Meta yanked news from Canadian publishers from Facebook and Instagram in August after Canada’s Parliament approved legislation two months prior that calls on Meta and Google to compensate domestic media outlets when they promote their news reports.

The bill — dubbed Bill C-18, or the Online News Act — isn’t set to fully take effect until Dec. 19. Meta, however, has already decided to stop sharing news from Canadian organizations rather than pay up, according to The Wall Street Journal.”

Notice the first sentence: it’s publishers that are suffering, not social media companies, which is why the law was so silly in the first place. Publishers are the beneficiaries of traffic flowing from social media links, not the other way around! It’s especially bad for smaller publishers, with whom social media companies do not have to negotiate under these Codes, so they lose social media traffic and get none of the temporary sugar hit from a “deal”.

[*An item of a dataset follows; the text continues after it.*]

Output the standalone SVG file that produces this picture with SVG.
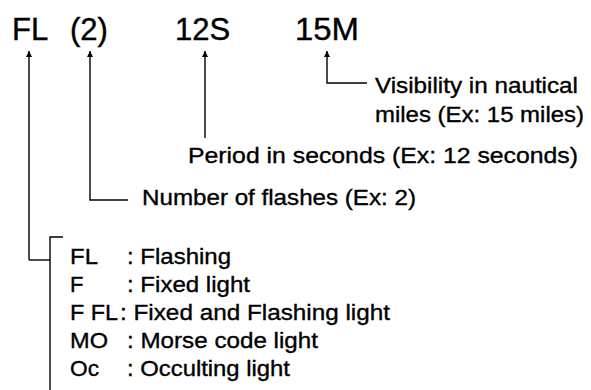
<svg xmlns="http://www.w3.org/2000/svg" width="591" height="390" viewBox="0 0 591 390">
  <style>
    .title { font-family: "Liberation Sans", Arial, sans-serif; font-size: 31px; fill: #000; stroke: #000; stroke-width: 0.4; }
    .lbl { font-family: "Liberation Sans", Arial, sans-serif; font-size: 22px; fill: #000; stroke: #000; stroke-width: 0.35; }
    .conn { fill: none; stroke: #000; stroke-width: 1.4; }
  </style>
  <defs>
    <marker id="arrow" viewBox="0 0 10 10" refX="10" refY="5" markerWidth="9" markerHeight="6" markerUnits="userSpaceOnUse" orient="auto">
      <path d="M0,0 L10,5 L0,10 Z" fill="#000"/>
    </marker>
  </defs>
  <rect width="591" height="390" fill="#fff"/>

  <g id="code">
    <text class="title" x="12" y="40">FL</text>
    <text class="title" x="70" y="40">(2)</text>
    <text class="title" x="175" y="40">12S</text>
    <text class="title" x="295" y="40" textLength="64" lengthAdjust="spacingAndGlyphs">15M</text>
  </g>

  <g id="connectors">
    <path class="conn" d="M29,260 V51" marker-end="url(#arrow)"/>
    <path class="conn" d="M50,260 H29"/>
    <path class="conn" d="M128,200 H90 V51" marker-end="url(#arrow)"/>
    <path class="conn" d="M205,138 V51" marker-end="url(#arrow)"/>
    <path class="conn" d="M367,83 H327 V51" marker-end="url(#arrow)"/>
    <path class="conn" d="M63,237 H50 V390"/>
  </g>

  <g id="visibility">
    <text class="lbl" x="375" y="93" textLength="203" lengthAdjust="spacingAndGlyphs">Visibility in nautical</text>
    <text class="lbl" x="375" y="122" textLength="209" lengthAdjust="spacingAndGlyphs">miles (Ex: 15 miles)</text>
  </g>

  <g id="period">
    <text class="lbl" x="188" y="163" textLength="390" lengthAdjust="spacingAndGlyphs">Period in seconds (Ex: 12 seconds)</text>
  </g>

  <g id="flashes">
    <text class="lbl" x="142" y="205" textLength="274" lengthAdjust="spacingAndGlyphs">Number of flashes (Ex: 2)</text>
  </g>

  <g id="types">
    <text class="lbl" x="70" y="264" textLength="28" lengthAdjust="spacingAndGlyphs">FL</text>
    <text class="lbl" x="127" y="264" textLength="104" lengthAdjust="spacingAndGlyphs">: Flashing</text>
    <text class="lbl" x="70" y="292">F</text>
    <text class="lbl" x="127" y="292" textLength="123" lengthAdjust="spacingAndGlyphs">: Fixed light</text>
    <text class="lbl" x="70" y="320" textLength="48" lengthAdjust="spacingAndGlyphs">F FL</text>
    <text class="lbl" x="120" y="320" textLength="270" lengthAdjust="spacingAndGlyphs">: Fixed and Flashing light</text>
    <text class="lbl" x="70" y="348" textLength="38" lengthAdjust="spacingAndGlyphs">MO</text>
    <text class="lbl" x="127" y="348" textLength="191" lengthAdjust="spacingAndGlyphs">: Morse code light</text>
    <text class="lbl" x="70" y="376" textLength="29" lengthAdjust="spacingAndGlyphs">Oc</text>
    <text class="lbl" x="127" y="376" textLength="163" lengthAdjust="spacingAndGlyphs">: Occulting light</text>
  </g>
</svg>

What about where it all started? It seems link traffic to Australian news has also collapsed, despite Big Tech signing a bunch of multi-year deals with the legacy media companies:

Social media traffic to Australian news sites has collapsed.
“Combined referrals from social media platforms for four of Australia’s most popular news websites – news.com.au, nine.com.au, 7news.com.au and abc.net.au – show a fall from nearly 50 million to just over 20 million a month, according to SimilarWeb. Facebook referrals comprise the vast majority of that social traffic.

The move away from news content comes as all of Facebook’s deals under the News Media Bargaining Code – Australian legislation that compelled Facebook and Google to negotiate with publishers to pay for content – approach their expiry date.”

I suspect we might see the likes of Facebook renew its deal one more time – for considerably less money – before it eventually pivots away from news entirely. It’ll be tougher for search engines like Google, but you can be sure they’ll be working on an exit strategy.

A “big success” indeed, but only if you’re Ryan Stokes or Lachlan Murdoch. For the rest of us plebs, unless you never wanted to see links to news on social media to begin with, then the quality of the service has declined for no discernible benefits.